● **Problem statement**: Retype the records below from their first line through the line holding "ax = fig.add_axes([148", including both ends and no pictures.

(Rows from a dataset of charts and code)
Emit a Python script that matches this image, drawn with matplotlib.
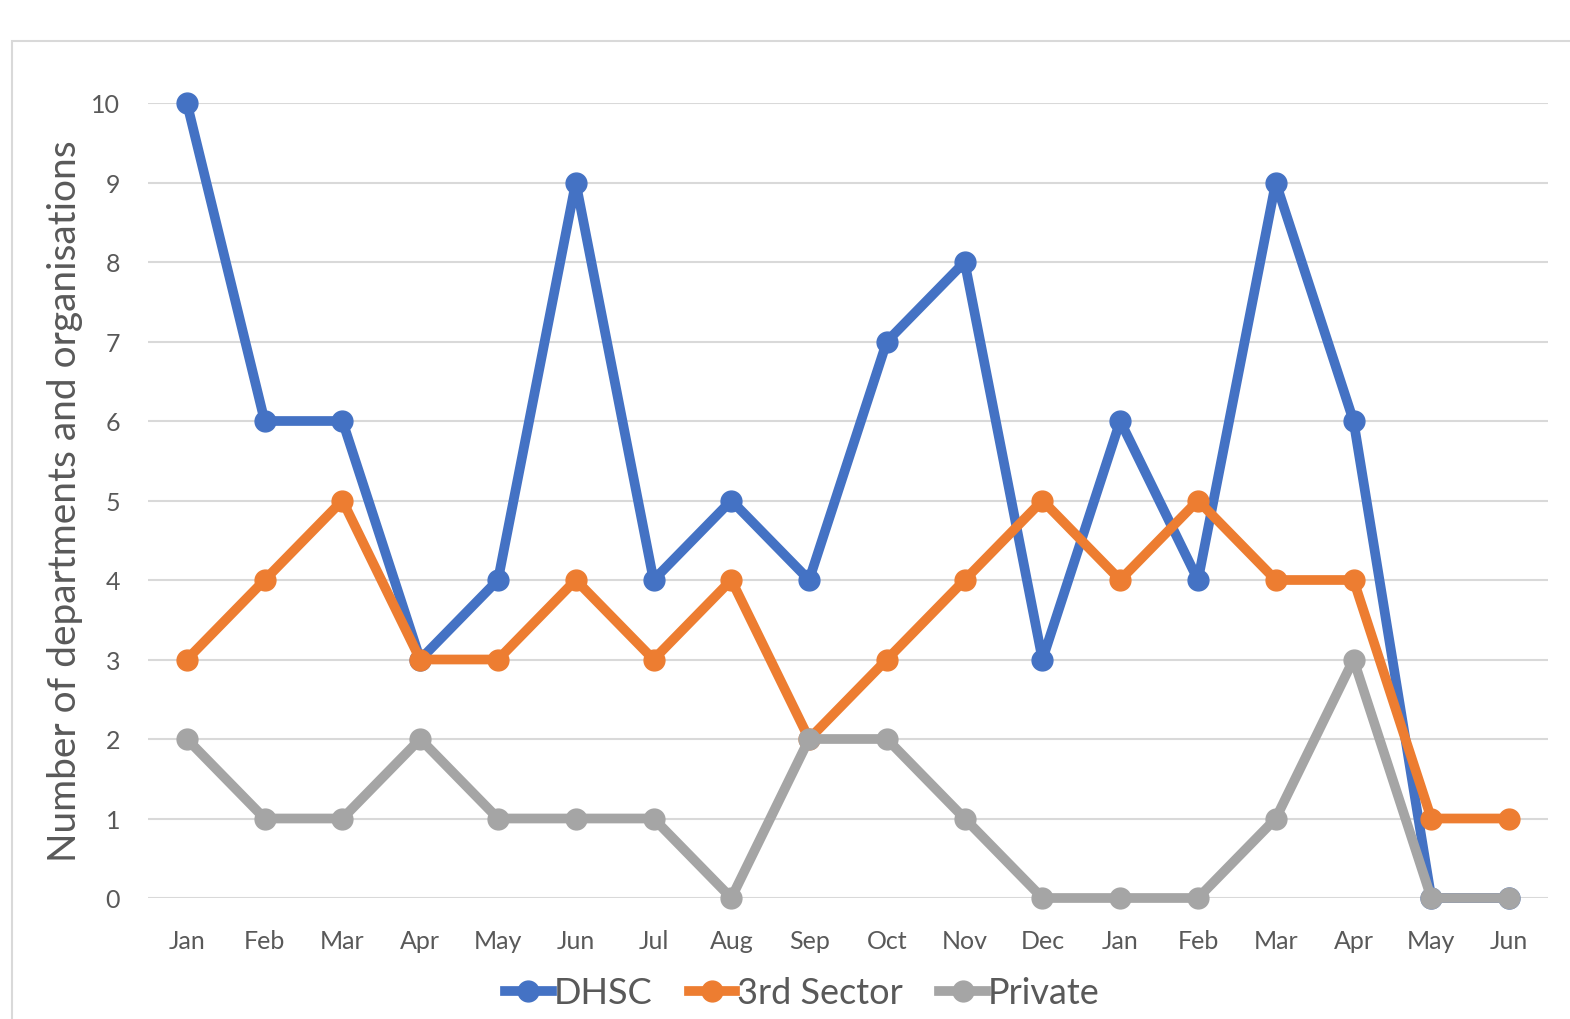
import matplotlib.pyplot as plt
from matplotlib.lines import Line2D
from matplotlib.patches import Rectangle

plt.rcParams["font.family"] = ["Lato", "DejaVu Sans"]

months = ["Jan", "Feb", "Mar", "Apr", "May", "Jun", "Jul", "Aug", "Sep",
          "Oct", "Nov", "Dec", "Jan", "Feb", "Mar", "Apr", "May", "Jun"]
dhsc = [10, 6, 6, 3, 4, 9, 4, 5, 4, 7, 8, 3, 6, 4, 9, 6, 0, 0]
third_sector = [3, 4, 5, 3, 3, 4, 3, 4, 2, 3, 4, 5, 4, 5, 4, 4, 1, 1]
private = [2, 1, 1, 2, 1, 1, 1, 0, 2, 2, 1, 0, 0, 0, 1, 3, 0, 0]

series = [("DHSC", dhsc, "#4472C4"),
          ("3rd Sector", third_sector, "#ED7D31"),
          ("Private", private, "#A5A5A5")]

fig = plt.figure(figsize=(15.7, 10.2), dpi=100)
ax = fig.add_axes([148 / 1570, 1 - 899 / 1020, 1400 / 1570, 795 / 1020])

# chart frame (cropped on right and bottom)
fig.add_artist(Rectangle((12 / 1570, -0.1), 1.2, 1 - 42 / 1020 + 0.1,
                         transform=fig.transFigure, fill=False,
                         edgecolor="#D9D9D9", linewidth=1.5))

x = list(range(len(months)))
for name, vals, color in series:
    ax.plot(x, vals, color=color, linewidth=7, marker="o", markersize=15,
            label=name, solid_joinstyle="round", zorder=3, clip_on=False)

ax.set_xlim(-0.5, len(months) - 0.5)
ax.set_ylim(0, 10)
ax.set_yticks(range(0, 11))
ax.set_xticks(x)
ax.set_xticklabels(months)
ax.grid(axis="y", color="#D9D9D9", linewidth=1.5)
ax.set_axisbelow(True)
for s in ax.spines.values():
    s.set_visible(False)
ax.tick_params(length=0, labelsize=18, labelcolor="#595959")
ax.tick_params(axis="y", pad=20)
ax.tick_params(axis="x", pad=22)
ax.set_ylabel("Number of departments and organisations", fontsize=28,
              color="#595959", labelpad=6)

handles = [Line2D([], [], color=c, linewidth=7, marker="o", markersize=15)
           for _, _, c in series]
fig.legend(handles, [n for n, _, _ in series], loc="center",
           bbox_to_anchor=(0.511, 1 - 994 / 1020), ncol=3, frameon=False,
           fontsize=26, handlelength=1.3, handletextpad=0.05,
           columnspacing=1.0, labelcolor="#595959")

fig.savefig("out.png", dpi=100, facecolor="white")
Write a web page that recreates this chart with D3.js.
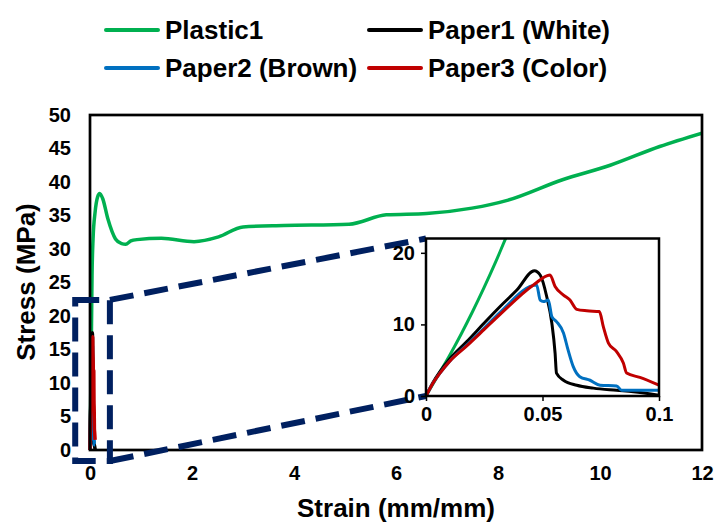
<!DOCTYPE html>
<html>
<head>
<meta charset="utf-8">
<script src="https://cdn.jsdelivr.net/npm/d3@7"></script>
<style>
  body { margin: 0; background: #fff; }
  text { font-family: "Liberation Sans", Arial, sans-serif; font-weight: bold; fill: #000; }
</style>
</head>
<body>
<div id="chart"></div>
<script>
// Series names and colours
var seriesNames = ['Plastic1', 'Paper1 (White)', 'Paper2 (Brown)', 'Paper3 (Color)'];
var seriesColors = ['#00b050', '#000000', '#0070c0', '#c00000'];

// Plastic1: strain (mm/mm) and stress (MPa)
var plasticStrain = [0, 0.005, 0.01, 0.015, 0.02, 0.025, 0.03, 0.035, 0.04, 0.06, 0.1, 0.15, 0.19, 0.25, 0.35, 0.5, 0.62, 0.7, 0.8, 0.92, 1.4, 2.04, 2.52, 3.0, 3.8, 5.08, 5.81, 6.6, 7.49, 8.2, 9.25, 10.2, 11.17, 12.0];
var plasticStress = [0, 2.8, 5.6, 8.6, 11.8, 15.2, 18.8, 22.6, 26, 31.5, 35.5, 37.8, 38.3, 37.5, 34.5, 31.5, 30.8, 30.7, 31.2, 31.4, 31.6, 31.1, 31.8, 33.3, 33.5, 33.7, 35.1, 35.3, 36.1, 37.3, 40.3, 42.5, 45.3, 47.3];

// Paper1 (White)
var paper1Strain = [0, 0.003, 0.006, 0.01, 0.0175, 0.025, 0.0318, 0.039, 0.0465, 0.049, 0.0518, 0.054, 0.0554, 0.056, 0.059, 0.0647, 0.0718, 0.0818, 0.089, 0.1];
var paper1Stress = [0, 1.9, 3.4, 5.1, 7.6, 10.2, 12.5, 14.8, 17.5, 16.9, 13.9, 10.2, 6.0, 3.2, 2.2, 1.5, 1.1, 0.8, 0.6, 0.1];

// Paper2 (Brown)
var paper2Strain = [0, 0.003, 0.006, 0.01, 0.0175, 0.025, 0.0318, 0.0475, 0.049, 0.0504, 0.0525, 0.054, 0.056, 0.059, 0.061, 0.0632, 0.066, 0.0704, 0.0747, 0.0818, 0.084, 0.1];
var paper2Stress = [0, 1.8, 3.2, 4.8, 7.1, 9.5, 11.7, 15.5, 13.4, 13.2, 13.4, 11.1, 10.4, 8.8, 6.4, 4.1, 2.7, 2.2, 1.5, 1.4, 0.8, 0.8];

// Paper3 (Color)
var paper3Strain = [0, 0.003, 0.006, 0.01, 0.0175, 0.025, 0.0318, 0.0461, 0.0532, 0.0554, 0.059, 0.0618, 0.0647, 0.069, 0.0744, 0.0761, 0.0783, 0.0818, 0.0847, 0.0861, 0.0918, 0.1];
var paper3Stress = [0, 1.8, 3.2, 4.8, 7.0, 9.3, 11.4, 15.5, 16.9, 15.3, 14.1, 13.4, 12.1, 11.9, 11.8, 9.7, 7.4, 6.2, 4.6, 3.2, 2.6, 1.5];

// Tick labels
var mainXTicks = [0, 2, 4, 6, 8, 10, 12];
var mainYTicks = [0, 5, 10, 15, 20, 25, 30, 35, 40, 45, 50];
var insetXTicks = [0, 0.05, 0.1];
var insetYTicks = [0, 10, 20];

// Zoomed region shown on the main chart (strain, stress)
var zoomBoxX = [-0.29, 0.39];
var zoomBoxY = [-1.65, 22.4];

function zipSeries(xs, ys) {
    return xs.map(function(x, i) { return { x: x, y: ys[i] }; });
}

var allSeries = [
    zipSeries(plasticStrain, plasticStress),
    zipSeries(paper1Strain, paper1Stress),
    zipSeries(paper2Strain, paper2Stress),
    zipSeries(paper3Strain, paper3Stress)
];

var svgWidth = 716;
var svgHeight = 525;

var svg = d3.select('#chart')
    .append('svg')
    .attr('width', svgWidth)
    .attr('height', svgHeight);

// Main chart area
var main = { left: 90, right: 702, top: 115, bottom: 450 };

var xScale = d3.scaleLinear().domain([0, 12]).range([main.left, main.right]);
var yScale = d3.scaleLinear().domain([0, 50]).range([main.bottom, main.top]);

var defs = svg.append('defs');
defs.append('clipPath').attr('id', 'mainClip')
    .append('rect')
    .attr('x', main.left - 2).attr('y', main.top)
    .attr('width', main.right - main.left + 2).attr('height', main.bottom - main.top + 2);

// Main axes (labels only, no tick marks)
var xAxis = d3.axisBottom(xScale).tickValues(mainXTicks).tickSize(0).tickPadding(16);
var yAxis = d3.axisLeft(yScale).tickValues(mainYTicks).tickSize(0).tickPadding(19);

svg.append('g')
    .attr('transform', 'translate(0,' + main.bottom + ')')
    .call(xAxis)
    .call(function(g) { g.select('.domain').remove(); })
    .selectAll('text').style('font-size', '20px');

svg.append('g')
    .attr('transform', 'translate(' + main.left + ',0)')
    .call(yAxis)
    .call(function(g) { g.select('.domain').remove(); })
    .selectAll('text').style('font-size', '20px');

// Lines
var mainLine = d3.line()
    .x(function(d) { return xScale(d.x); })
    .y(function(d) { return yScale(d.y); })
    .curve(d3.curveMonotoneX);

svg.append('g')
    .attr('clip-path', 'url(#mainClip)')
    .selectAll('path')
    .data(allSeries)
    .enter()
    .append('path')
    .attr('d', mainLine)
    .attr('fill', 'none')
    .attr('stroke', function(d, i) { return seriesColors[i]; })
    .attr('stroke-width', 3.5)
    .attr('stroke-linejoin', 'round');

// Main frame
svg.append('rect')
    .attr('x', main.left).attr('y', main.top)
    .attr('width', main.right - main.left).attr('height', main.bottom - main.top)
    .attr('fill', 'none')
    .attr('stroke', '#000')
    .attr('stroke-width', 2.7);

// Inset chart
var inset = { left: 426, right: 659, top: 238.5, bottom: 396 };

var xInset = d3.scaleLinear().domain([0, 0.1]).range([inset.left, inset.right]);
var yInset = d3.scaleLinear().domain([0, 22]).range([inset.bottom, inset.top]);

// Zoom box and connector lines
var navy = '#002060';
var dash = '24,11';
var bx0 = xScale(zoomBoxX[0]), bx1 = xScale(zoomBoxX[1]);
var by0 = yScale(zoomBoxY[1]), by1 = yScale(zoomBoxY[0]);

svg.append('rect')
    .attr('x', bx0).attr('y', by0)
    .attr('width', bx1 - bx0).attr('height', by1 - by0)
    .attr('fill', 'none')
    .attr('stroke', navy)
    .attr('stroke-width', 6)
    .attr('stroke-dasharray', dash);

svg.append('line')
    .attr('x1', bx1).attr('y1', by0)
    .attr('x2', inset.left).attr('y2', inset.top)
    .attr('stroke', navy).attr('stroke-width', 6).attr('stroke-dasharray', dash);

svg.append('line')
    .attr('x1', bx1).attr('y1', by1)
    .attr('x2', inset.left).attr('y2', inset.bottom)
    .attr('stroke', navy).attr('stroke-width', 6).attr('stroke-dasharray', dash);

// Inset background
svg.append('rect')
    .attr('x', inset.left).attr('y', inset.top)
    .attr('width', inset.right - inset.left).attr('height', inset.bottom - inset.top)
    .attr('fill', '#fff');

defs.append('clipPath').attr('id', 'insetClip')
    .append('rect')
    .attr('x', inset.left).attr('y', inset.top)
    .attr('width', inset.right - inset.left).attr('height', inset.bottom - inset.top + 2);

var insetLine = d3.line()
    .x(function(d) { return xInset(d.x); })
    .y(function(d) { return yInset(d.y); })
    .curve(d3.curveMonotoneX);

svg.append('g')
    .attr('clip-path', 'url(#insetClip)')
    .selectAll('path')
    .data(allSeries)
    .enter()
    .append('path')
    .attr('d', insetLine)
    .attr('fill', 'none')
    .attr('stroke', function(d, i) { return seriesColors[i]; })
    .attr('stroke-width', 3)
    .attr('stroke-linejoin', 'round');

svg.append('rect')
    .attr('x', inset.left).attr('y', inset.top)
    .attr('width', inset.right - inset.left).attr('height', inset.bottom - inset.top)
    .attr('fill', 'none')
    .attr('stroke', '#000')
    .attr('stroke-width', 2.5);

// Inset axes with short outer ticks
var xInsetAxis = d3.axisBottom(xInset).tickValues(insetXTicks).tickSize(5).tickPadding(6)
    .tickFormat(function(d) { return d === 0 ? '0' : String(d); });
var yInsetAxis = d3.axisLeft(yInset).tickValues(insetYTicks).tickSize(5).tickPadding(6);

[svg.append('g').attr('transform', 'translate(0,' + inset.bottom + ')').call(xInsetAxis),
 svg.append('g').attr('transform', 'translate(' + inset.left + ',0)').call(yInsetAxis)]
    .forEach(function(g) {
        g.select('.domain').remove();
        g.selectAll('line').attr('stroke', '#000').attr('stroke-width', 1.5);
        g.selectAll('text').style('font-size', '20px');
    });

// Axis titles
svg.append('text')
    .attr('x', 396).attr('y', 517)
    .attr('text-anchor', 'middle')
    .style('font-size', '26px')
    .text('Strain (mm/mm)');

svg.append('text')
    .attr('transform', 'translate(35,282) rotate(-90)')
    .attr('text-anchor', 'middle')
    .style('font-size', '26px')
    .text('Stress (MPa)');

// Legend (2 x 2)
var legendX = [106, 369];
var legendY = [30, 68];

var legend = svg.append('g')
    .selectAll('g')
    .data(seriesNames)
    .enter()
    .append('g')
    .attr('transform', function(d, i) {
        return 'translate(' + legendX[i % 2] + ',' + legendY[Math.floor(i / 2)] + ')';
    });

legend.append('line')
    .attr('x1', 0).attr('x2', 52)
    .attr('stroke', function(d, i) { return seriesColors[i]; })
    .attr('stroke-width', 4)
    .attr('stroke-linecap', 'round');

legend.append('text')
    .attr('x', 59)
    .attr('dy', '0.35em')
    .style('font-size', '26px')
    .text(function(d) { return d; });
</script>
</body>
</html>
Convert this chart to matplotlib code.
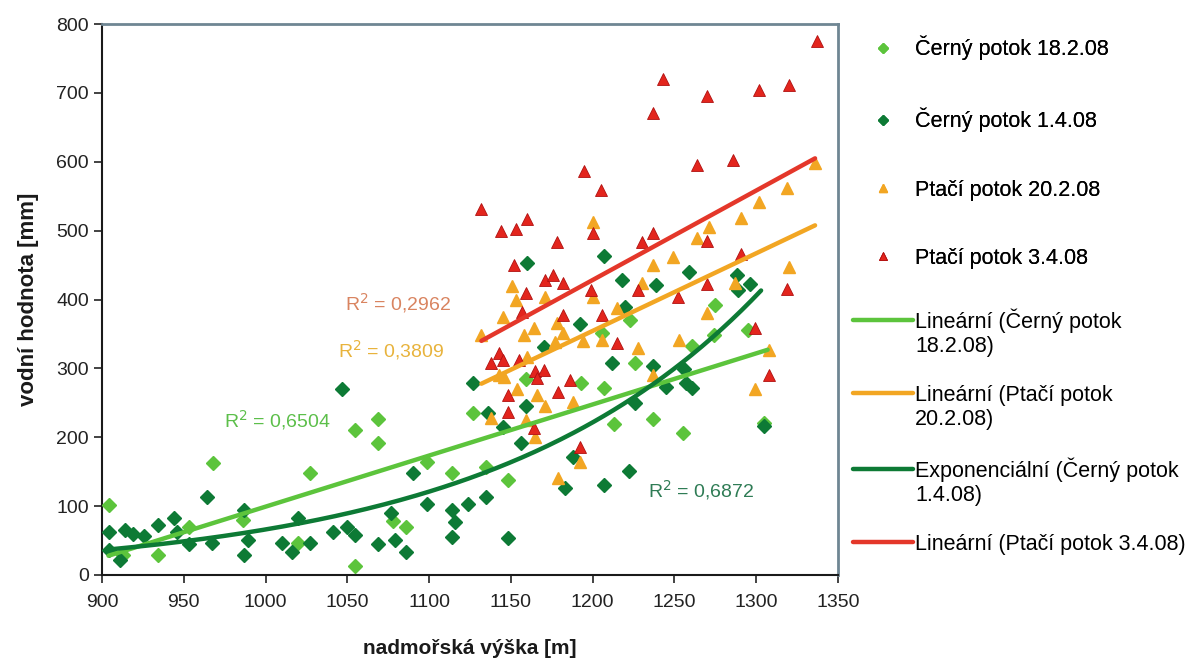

● **Result of the exercise**:
Emit a Python script that matches this image, drawn with matplotlib.
import matplotlib.pyplot as plt
from matplotlib.lines import Line2D
from matplotlib.patches import Rectangle

plt.rcParams["font.family"] = ["Lato", "DejaVu Sans"]

months = ["Jan", "Feb", "Mar", "Apr", "May", "Jun", "Jul", "Aug", "Sep",
          "Oct", "Nov", "Dec", "Jan", "Feb", "Mar", "Apr", "May", "Jun"]
dhsc = [10, 6, 6, 3, 4, 9, 4, 5, 4, 7, 8, 3, 6, 4, 9, 6, 0, 0]
third_sector = [3, 4, 5, 3, 3, 4, 3, 4, 2, 3, 4, 5, 4, 5, 4, 4, 1, 1]
private = [2, 1, 1, 2, 1, 1, 1, 0, 2, 2, 1, 0, 0, 0, 1, 3, 0, 0]

series = [("DHSC", dhsc, "#4472C4"),
          ("3rd Sector", third_sector, "#ED7D31"),
          ("Private", private, "#A5A5A5")]

fig = plt.figure(figsize=(15.7, 10.2), dpi=100)
ax = fig.add_axes([148 / 1570, 1 - 899 / 1020, 1400 / 1570, 795 / 1020])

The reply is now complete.